The internationally recognized principle may even have made things
worse by raising expectations of any group which had any grievances,
and who could now appeal in the name of "self-determination" to the
new Great Powers (which, when it was in their interests, were happy to
comply). Such expectations could only start conflicts or prevent them
from being settled more quickly. Events leading to World War I showed
how this happened in the past. [Bosnia] shows how this same process is
happening before our eyes.

As much as the GOP congressional leadership would love to intervene in
Bosnia, to reward the Muslims and punish the Serbs, it has been correct
for President Bill Clinton to hesitate. To intervene without jurisdiction
makes the United States the aggressor, "Americanizing" the war, as
President Clinton, the British, the French and the Russians have
understood. As in the dispute between China and Taiwan, a logical approach
to the strife in the Balkans is to stand by until we are asked to
intervene by one party or the other to offer our diplomatic skills.
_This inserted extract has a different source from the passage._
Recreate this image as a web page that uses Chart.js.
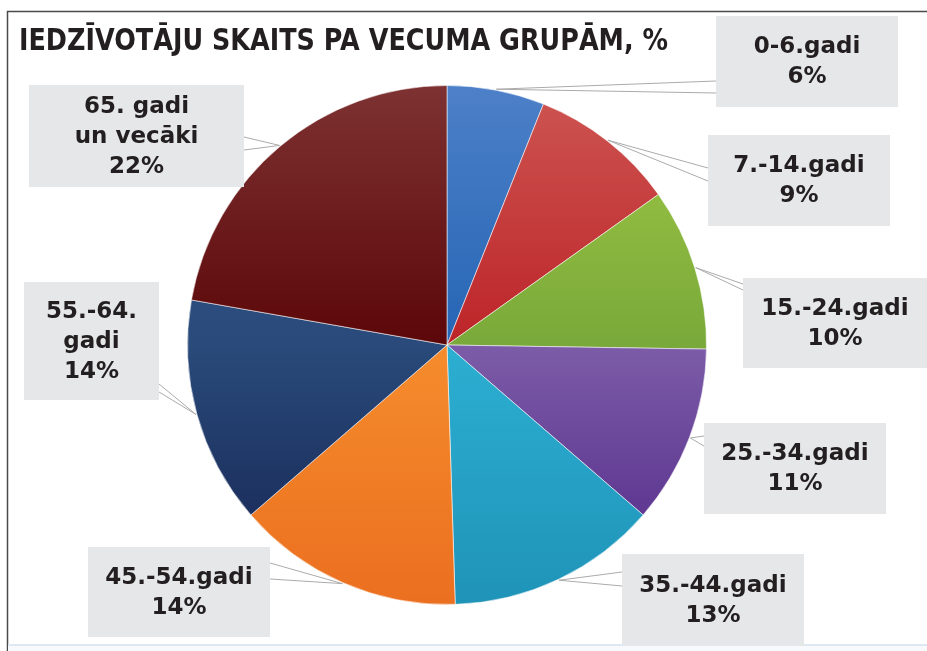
<!DOCTYPE html>
<html lang="lv">
<head>
<meta charset="utf-8">
<title>Iedzīvotāju skaits pa vecuma grupām</title>
<script src="https://cdn.jsdelivr.net/npm/chart.js@4.4.1/dist/chart.umd.min.js"></script>
<style>
  html, body { margin: 0; padding: 0; background: #fff; overflow: hidden; }
  canvas { display: block; }
</style>
</head>
<body>
<canvas id="pie" width="927" height="651"></canvas>
<script>
// ---- dati ----
const title = 'IEDZĪVOTĀJU SKAITS PA VECUMA GRUPĀM, %';
const groups = [['0-6.gadi'], ['7.-14.gadi'], ['15.-24.gadi'], ['25.-34.gadi'],
                ['35.-44.gadi'], ['45.-54.gadi'], ['55.-64.', 'gadi'], ['65. gadi', 'un vecāki']];
const shares = [6, 9, 10, 11, 13, 14, 14, 22];

// krāsas: augša / vidus / apakša (gradients pa visu apli)
const shades = [
    ['#4d80c8', '#2565b4', '#1d5aa6'],
    ['#cd5652', '#bd2428', '#b01e22'],
    ['#a2c946', '#79a93a', '#6a9a33'],
    ['#9a80c0', '#7c5ca8', '#4f2585'],
    ['#40bde0', '#2cafd2', '#1f93b8'],
    ['#f89a38', '#f58c2c', '#eb6f20'],
    ['#365a8a', '#294a7a', '#15224f'],
    ['#7e3232', '#5c0709', '#500005']
];

// etiķešu kastes: x, y, w, h, puse, līniju gali
const boxes = [
    { x: 716, y: 16,  w: 182, h: 91,  side: 'left',  ends: [81, 93] },
    { x: 708, y: 135, w: 182, h: 91,  side: 'left',  ends: [168, 181] },
    { x: 743, y: 278, w: 184, h: 90,  side: 'left',  ends: [284, 290] },
    { x: 704, y: 423, w: 182, h: 91,  side: 'left',  ends: [436, 446] },
    { x: 622, y: 554, w: 182, h: 92,  side: 'left',  ends: [572, 586] },
    { x: 88,  y: 547, w: 182, h: 90,  side: 'right', ends: [563, 579] },
    { x: 24,  y: 282, w: 135, h: 118, side: 'right', ends: [384, 392] },
    { x: 29,  y: 85,  w: 215, h: 102, side: 'right', ends: [137, 150] }
];

function sliceFill(c) {
    const area = c.chart.chartArea;
    const s = shades[c.dataIndex];
    if (!area) return s[1];
    const g = c.chart.ctx.createLinearGradient(0, area.top, 0, area.bottom);
    g.addColorStop(0, s[0]);
    g.addColorStop(0.5, s[1]);
    g.addColorStop(1, s[2]);
    return g;
}

const decor = {
    id: 'decor',
    beforeDraw(chart) {
        const ctx = chart.ctx;
        ctx.save();
        // rāmis
        ctx.strokeStyle = '#4a4a4a';
        ctx.lineWidth = 1.5;
        ctx.beginPath();
        ctx.moveTo(927, 11.5);
        ctx.lineTo(7.5, 11.5);
        ctx.lineTo(7.5, 651);
        ctx.stroke();
        ctx.fillStyle = '#dde8f3';
        ctx.fillRect(8, 644, 919, 2);
        ctx.fillStyle = '#f7f9fc';
        ctx.fillRect(8, 646, 919, 5);
        // virsraksts
        ctx.fillStyle = '#231f20';
        ctx.font = 'bold 30px "DejaVu Sans"';
        ctx.textBaseline = 'alphabetic';
        ctx.textAlign = 'left';
        ctx.fillText(title, 19, 50, 649);
        ctx.restore();
    },
    afterDatasetsDraw(chart) {
        const ctx = chart.ctx;
        const meta = chart.getDatasetMeta(0);
        ctx.save();
        // līnijas
        ctx.strokeStyle = '#ababab';
        ctx.lineWidth = 1;
        meta.data.forEach((arc, i) => {
            const p = arc.getProps(['x', 'y', 'startAngle', 'endAngle', 'outerRadius'], true);
            const mid = (p.startAngle + p.endAngle) / 2;
            const px = p.x + Math.cos(mid) * (p.outerRadius + 1);
            const py = p.y + Math.sin(mid) * (p.outerRadius + 1);
            const b = boxes[i];
            const ex = b.side === 'left' ? b.x : b.x + b.w;
            b.ends.forEach(ey => {
                ctx.beginPath();
                ctx.moveTo(px, py);
                ctx.lineTo(ex, ey);
                ctx.stroke();
            });
        });
        // kastes un teksts
        ctx.font = 'bold 23px "DejaVu Sans"';
        ctx.textAlign = 'center';
        ctx.textBaseline = 'middle';
        const lineH = 30;
        groups.forEach((name, i) => {
            const b = boxes[i];
            ctx.fillStyle = '#e6e7e8';
            ctx.fillRect(b.x, b.y, b.w, b.h);
            const lines = name.concat([shares[i] + '%']);
            const cx = b.x + b.w / 2;
            const cy = b.y + b.h / 2;
            ctx.fillStyle = '#231f20';
            lines.forEach((t, k) => {
                ctx.fillText(t, cx, cy + (k - (lines.length - 1) / 2) * lineH + 1);
            });
        });
        ctx.restore();
    }
};

new Chart(document.getElementById('pie'), {
    type: 'pie',
    data: {
        labels: groups.map(g => g.join(' ')),
        datasets: [{
            data: shares,
            backgroundColor: sliceFill,
            borderColor: 'rgba(255,255,255,0.55)',
            borderWidth: 1
        }]
    },
    options: {
        responsive: false,
        animation: false,
        devicePixelRatio: 1,
        layout: { padding: { left: 187, right: 220, top: 85, bottom: 46 } },
        plugins: { legend: { display: false }, tooltip: { enabled: false } }
    },
    plugins: [decor]
});
</script>
</body>
</html>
In the July 31 National Review, former U.K. Prime Minister Margaret
Thatcher offered a brief essay on "Why America Must Remain Number One."

Her fears are of a vague Orwellian future if the United States does not
remain the dominant power atop the global power pyramid, with the dark
influences of a future "Europe" leading the way, "a fully fledged state
with its own flag, anthem, army, parliament, government, currency, and
eventually, one supposes, people. I am not alone in warning that this
could stimulate both the United States and Japan to safeguard themselves
by forming similar protectionist empires. The world might then drift
toward an Orwellian future of Oceania, Eurasia and Eastasia -- three
mercantilist world empires on increasingly hostile terms."
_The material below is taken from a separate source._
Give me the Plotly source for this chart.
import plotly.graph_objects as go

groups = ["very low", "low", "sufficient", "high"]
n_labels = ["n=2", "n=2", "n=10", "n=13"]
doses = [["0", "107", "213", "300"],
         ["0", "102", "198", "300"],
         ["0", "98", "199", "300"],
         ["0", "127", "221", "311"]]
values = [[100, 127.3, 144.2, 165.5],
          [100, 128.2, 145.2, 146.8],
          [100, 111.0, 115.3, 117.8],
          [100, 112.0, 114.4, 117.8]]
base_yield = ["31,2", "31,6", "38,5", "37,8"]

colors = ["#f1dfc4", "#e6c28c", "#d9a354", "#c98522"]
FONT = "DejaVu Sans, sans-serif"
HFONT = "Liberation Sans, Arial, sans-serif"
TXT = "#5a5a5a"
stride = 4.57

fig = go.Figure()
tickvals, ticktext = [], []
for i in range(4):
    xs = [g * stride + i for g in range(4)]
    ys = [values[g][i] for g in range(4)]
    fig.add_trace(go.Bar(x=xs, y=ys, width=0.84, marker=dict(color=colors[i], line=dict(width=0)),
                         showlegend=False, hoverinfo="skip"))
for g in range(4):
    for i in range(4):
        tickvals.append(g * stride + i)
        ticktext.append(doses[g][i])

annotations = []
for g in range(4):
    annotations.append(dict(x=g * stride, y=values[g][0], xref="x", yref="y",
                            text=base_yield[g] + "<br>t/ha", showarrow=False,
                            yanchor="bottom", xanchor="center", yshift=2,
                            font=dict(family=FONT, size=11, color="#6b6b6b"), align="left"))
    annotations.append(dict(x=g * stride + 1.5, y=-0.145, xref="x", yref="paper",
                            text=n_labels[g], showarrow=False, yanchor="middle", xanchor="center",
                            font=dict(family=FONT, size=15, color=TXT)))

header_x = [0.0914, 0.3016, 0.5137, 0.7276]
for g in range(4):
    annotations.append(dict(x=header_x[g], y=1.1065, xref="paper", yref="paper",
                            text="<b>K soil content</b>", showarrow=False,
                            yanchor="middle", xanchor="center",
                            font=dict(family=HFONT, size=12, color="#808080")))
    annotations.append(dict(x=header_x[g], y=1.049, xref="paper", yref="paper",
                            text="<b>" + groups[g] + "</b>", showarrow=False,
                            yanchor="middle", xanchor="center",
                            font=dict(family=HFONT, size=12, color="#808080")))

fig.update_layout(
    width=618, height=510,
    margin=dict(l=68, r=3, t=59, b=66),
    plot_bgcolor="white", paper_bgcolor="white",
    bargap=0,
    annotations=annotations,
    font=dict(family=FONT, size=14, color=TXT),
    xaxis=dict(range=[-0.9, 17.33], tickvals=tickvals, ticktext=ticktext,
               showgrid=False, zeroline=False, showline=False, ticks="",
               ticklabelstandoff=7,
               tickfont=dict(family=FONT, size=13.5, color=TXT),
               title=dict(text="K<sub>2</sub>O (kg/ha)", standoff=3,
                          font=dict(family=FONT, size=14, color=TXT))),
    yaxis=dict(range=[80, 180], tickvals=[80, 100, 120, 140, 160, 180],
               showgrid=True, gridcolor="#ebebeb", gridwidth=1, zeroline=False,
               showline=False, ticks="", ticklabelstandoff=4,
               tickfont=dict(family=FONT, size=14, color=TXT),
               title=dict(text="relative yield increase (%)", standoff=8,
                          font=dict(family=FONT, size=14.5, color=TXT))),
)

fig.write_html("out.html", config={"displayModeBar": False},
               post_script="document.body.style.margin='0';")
Well, yes, but the arguments play against contrived fears, rather than
genuine opportunities. Implicit in Lady Thatcher’s comments, after all, is
a British desire to guide the United States in its new imperial role, from
its long experience in that occupation. She would have us lead an Atlantic
superbloc, remaining dominant over this brooding, restless "Europe," which
means keeping our "legions" stationed there "for the foreseeable future."
Thus, if we contain Europe with London’s help, "America remains the
dominant partner in a united West, [and] then the West can continue to be
the dominant power in the world as a whole." The West will contain the
East. Somehow, this kind of imperial style seems much more regal and
condescending than what an American imperium should be contemplating.
At one time I thought it might take another century or so for the world’s
political leaders to work out questions of jurisdiction in this new
Unipolar world. However, the masses of ordinary people seem to be doing it
themselves, always pushing in the direction of orderly and logical spheres
of influence and responsibility. The Great Powers used to work at
balancing power, but the drive of ordinary people to improve upon
civilization inevitably overwhelmed the dynastic leaders who played at
these great games. The great opportunity in this new beginning of history
rests with the ability of our country to do the balancing with wisdom and
magnanimity, with democratic consultation rather than noble condescension.
The United States, after all, is unique itself in the family of nations.
It is the only nation that began as a state, one that brought forth a new
nation, conceived in liberty and dedicated to the principle that all men
are created equal. The success of this experiment, which has drawn from a
leadership pool that contains the children of every nation on earth, is
now in a position to teach and guide the world at large. It is a
benevolent American Empire that is now our responsibility, one that should
hold back its threats of military might in order to influence by example.